Show that if $f$ and $g$ are two (extended) measurable functions over ($X,\sigma(X),\mu$), then $\{m\in X:f(m)\ge g(m) \}$ is measurable.
I know that in order to have $f:X\rightarrow \Bbb R \bigcup \{\infty,-\infty \}$ as a measurable function, {$x: f(x)\gt \alpha$} $\in \sigma(x)$ for all $\alpha \in \Bbb R$. I also know how to prove $af+bg,fg$ ($a,b \in \Bbb R$) and so on are measurable, but not sure how to prove the above condition. Could someone provide a proof please? Thanks.
On
Define $$ \phi(x,y) = \begin{cases}x - y &\text{ if } x \geq y \\ 0 &\text{ if } x = \infty \lor y = -\infty \\ -1 &\text{ if } x = -\infty \land y =\infty \end{cases} $$ Then $S = \{x \in X\mid f(x) \geq g(x)\} = \{x \in X\mid \phi(f(x),g(x)) \geq 0\}$.

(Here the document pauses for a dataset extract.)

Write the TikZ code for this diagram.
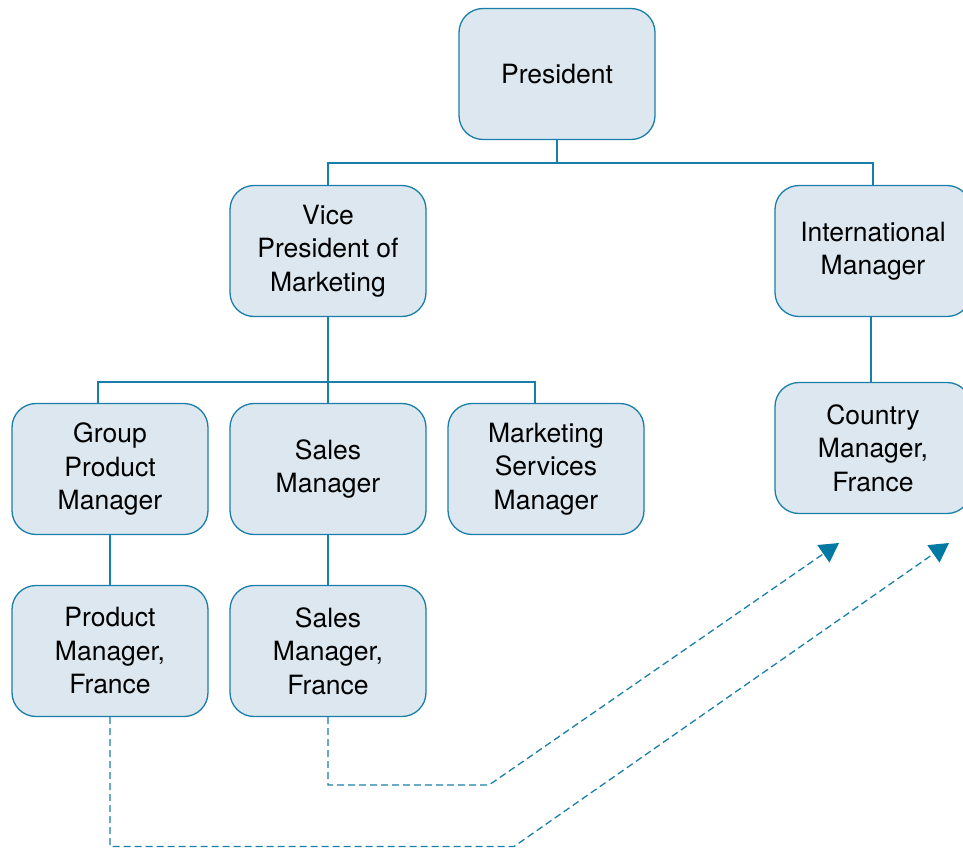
\documentclass[tikz,border=0pt]{standalone}
\usepackage{fontspec}
\setmainfont{TeX Gyre Heros}
\usetikzlibrary{arrows.meta,positioning}
\definecolor{orgblue}{HTML}{1A7FA8}
\definecolor{orgfill}{HTML}{DCE7EF}
\definecolor{tipblue}{HTML}{0079A3}

\begin{document}
\begin{tikzpicture}[
    x=1pt, y=-1pt,
    unit/.style={draw=orgblue, fill=orgfill, line width=1.3pt, rounded corners=24pt, minimum width=196pt, minimum height=131pt, inner sep=0pt, align=center, font=\fontsize{26.5}{33.5}\selectfont},
    tie/.style={draw=orgblue, line width=1.3pt},
    liaison/.style={draw=orgblue, line width=1.3pt, dash pattern=on 7pt off 4pt, -{Triangle[length=19pt,width=21pt,fill=tipblue,color=tipblue]}}
  ]
    \useasboundingbox (0,0) rectangle (963,848);
    \node[unit] (pres) at (557,74)  {President};
    \node[unit] (vp)   at (328,251) {Vice\\President of\\Marketing};
    \node[unit] (intl) at (873,251) {International\\Manager};
    \node[unit] (gpm)  at (110,469) {Group\\Product\\Manager};
    \node[unit] (sm)   at (328,469) {Sales\\Manager};
    \node[unit] (msm)  at (546,469) {Marketing\\Services\\Manager};
    \node[unit] (cmf)  at (873,448) {Country\\Manager,\\France};
    \node[unit] (pmf)  at (110,651) {Product\\Manager,\\France};
    \node[unit] (smf)  at (328,651) {Sales\\Manager,\\France};
    \coordinate (pbar) at (557,163);
    \coordinate (vbar) at (328,382);
    \coordinate (kink1) at (489,785);
    \coordinate (kink2) at (514,846.5);
    \coordinate (tip1) at (839,543);
    \coordinate (tip2) at (949,543);
    % solid reporting lines
    \draw[tie] (pres.south) -- (pbar);
    \draw[tie] (vp.north) |- (pbar) -| (intl.north);
    \draw[tie] (vp.south) -- (sm.north);
    \draw[tie] ([xshift=-12pt]gpm.north) |- (vbar) -| ([xshift=-11pt]msm.north);
    \draw[tie] (gpm) -- (pmf);
    \draw[tie] (sm) -- (smf);
    \draw[tie] ([xshift=-2pt]intl.south) -- ([xshift=-2pt]cmf.north);
    % dashed links to the country manager
    \draw[liaison] (smf.south) |- (kink1) -- (tip1);
    \draw[liaison] (pmf.south) |- (kink2) -- (tip2);
  \end{tikzpicture}
\end{document}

It remains to prove that $\phi$ is $(\sigma(X)^2,\mathcal{B}(\overline{\mathbb{R}}))$-measurable.
To show this, you can use the fact that for any measurable space $(X,\Sigma)$, $f:X \to \overline{\mathbb{R}}$ is measurable if and only if $f^{-1}[\{\pm\infty\}] \in \Sigma$ and $f$ is measurable on $f^{-1}[\mathbb{R}]$. The latter is implied by continuity.
$$\{m \in X : f(m) \geq g(m)\} = \bigcap_{q\in \mathbb{Q}}(\{m \in X: f(m) \geq q\} \cup \{m \in X: q \geq g(m)\}).$$
As a countable intersection of finite unions of measurable sets, this set is also measurable.